■ **Short task**
Give the material once more, word for word, without any images.

--- START OF Collected material ---

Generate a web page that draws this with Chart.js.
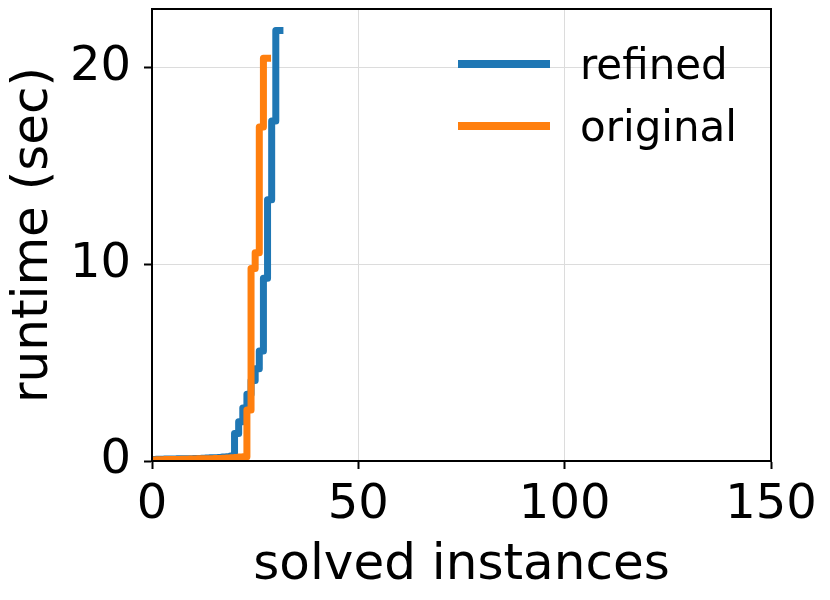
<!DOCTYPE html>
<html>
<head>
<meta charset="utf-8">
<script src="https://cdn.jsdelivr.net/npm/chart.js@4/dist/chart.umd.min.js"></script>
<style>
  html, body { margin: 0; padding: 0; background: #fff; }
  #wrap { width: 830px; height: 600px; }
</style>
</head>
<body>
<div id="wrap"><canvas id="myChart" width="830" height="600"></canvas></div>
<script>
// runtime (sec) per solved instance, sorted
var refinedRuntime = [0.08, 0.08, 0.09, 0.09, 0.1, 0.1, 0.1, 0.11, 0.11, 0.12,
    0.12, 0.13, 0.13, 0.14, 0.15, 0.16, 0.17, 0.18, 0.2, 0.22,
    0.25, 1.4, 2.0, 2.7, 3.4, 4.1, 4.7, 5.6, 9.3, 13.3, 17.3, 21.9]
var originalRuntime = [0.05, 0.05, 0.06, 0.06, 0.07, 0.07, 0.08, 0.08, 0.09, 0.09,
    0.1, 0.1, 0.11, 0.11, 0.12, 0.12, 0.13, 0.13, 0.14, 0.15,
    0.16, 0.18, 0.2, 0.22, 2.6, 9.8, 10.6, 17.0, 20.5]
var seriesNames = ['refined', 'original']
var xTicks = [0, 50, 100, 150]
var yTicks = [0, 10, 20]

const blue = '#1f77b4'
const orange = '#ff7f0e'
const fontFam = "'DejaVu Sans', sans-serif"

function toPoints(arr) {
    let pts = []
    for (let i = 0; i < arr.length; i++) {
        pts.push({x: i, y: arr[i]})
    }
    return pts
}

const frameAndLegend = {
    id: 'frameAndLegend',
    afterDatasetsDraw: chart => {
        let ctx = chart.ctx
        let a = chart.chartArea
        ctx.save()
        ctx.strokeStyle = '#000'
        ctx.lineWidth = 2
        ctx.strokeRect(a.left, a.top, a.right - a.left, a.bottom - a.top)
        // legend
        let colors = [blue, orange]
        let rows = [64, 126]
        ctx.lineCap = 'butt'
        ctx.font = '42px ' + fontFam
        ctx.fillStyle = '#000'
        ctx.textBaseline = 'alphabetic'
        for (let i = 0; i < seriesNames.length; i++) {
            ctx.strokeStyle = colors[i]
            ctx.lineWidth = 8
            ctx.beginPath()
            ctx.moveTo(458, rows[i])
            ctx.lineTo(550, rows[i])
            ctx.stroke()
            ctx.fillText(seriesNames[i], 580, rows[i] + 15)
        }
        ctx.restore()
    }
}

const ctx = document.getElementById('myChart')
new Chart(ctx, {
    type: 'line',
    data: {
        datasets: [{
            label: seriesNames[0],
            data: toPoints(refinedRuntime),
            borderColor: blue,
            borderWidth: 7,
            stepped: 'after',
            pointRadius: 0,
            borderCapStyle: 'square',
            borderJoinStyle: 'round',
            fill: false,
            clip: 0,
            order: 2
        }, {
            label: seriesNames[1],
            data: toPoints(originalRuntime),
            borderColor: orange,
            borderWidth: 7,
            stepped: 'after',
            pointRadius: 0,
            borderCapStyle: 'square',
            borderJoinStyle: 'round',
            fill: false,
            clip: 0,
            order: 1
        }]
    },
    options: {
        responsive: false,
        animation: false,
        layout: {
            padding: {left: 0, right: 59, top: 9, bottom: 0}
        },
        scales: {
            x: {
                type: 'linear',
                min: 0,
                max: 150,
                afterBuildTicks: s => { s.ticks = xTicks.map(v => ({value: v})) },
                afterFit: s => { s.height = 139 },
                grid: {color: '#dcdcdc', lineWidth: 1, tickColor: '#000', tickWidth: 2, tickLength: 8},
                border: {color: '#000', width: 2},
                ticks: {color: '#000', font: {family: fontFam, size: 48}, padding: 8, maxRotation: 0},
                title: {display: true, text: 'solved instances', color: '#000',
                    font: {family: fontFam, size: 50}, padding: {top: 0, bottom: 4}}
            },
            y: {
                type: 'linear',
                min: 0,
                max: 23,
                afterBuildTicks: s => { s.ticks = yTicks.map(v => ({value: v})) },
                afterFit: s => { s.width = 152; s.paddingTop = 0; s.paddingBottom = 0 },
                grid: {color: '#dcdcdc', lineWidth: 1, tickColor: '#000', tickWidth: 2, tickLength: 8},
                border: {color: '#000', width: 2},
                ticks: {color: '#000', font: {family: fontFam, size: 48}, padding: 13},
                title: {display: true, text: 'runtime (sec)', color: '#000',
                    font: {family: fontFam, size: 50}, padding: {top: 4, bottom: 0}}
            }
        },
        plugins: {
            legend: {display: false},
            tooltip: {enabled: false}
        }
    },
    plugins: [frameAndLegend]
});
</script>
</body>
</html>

--- END OF Collected material ---

■ **The output**
Generate a web page that draws this with Chart.js.
<!DOCTYPE html>
<html>
<head>
<meta charset="utf-8">
<script src="https://cdn.jsdelivr.net/npm/chart.js@4/dist/chart.umd.min.js"></script>
<style>
  html, body { margin: 0; padding: 0; background: #fff; }
  #wrap { width: 830px; height: 600px; }
</style>
</head>
<body>
<div id="wrap"><canvas id="myChart" width="830" height="600"></canvas></div>
<script>
// runtime (sec) per solved instance, sorted
var refinedRuntime = [0.08, 0.08, 0.09, 0.09, 0.1, 0.1, 0.1, 0.11, 0.11, 0.12,
    0.12, 0.13, 0.13, 0.14, 0.15, 0.16, 0.17, 0.18, 0.2, 0.22,
    0.25, 1.4, 2.0, 2.7, 3.4, 4.1, 4.7, 5.6, 9.3, 13.3, 17.3, 21.9]
var originalRuntime = [0.05, 0.05, 0.06, 0.06, 0.07, 0.07, 0.08, 0.08, 0.09, 0.09,
    0.1, 0.1, 0.11, 0.11, 0.12, 0.12, 0.13, 0.13, 0.14, 0.15,
    0.16, 0.18, 0.2, 0.22, 2.6, 9.8, 10.6, 17.0, 20.5]
var seriesNames = ['refined', 'original']
var xTicks = [0, 50, 100, 150]
var yTicks = [0, 10, 20]

const blue = '#1f77b4'
const orange = '#ff7f0e'
const fontFam = "'DejaVu Sans', sans-serif"

function toPoints(arr) {
    let pts = []
    for (let i = 0; i < arr.length; i++) {
        pts.push({x: i, y: arr[i]})
    }
    return pts
}

const frameAndLegend = {
    id: 'frameAndLegend',
    afterDatasetsDraw: chart => {
        let ctx = chart.ctx
        let a = chart.chartArea
        ctx.save()
        ctx.strokeStyle = '#000'
        ctx.lineWidth = 2
        ctx.strokeRect(a.left, a.top, a.right - a.left, a.bottom - a.top)
        // legend
        let colors = [blue, orange]
        let rows = [64, 126]
        ctx.lineCap = 'butt'
        ctx.font = '42px ' + fontFam
        ctx.fillStyle = '#000'
        ctx.textBaseline = 'alphabetic'
        for (let i = 0; i < seriesNames.length; i++) {
            ctx.strokeStyle = colors[i]
            ctx.lineWidth = 8
            ctx.beginPath()
            ctx.moveTo(458, rows[i])
            ctx.lineTo(550, rows[i])
            ctx.stroke()
            ctx.fillText(seriesNames[i], 580, rows[i] + 15)
        }
        ctx.restore()
    }
}

const ctx = document.getElementById('myChart')
new Chart(ctx, {
    type: 'line',
    data: {
        datasets: [{
            label: seriesNames[0],
            data: toPoints(refinedRuntime),
            borderColor: blue,
            borderWidth: 7,
            stepped: 'after',
            pointRadius: 0,
            borderCapStyle: 'square',
            borderJoinStyle: 'round',
            fill: false,
            clip: 0,
            order: 2
        }, {
            label: seriesNames[1],
            data: toPoints(originalRuntime),
            borderColor: orange,
            borderWidth: 7,
            stepped: 'after',
            pointRadius: 0,
            borderCapStyle: 'square',
            borderJoinStyle: 'round',
            fill: false,
            clip: 0,
            order: 1
        }]
    },
    options: {
        responsive: false,
        animation: false,
        layout: {
            padding: {left: 0, right: 59, top: 9, bottom: 0}
        },
        scales: {
            x: {
                type: 'linear',
                min: 0,
                max: 150,
                afterBuildTicks: s => { s.ticks = xTicks.map(v => ({value: v})) },
                afterFit: s => { s.height = 139 },
                grid: {color: '#dcdcdc', lineWidth: 1, tickColor: '#000', tickWidth: 2, tickLength: 8},
                border: {color: '#000', width: 2},
                ticks: {color: '#000', font: {family: fontFam, size: 48}, padding: 8, maxRotation: 0},
                title: {display: true, text: 'solved instances', color: '#000',
                    font: {family: fontFam, size: 50}, padding: {top: 0, bottom: 4}}
            },
            y: {
                type: 'linear',
                min: 0,
                max: 23,
                afterBuildTicks: s => { s.ticks = yTicks.map(v => ({value: v})) },
                afterFit: s => { s.width = 152; s.paddingTop = 0; s.paddingBottom = 0 },
                grid: {color: '#dcdcdc', lineWidth: 1, tickColor: '#000', tickWidth: 2, tickLength: 8},
                border: {color: '#000', width: 2},
                ticks: {color: '#000', font: {family: fontFam, size: 48}, padding: 13},
                title: {display: true, text: 'runtime (sec)', color: '#000',
                    font: {family: fontFam, size: 50}, padding: {top: 4, bottom: 0}}
            }
        },
        plugins: {
            legend: {display: false},
            tooltip: {enabled: false}
        }
    },
    plugins: [frameAndLegend]
});
</script>
</body>
</html>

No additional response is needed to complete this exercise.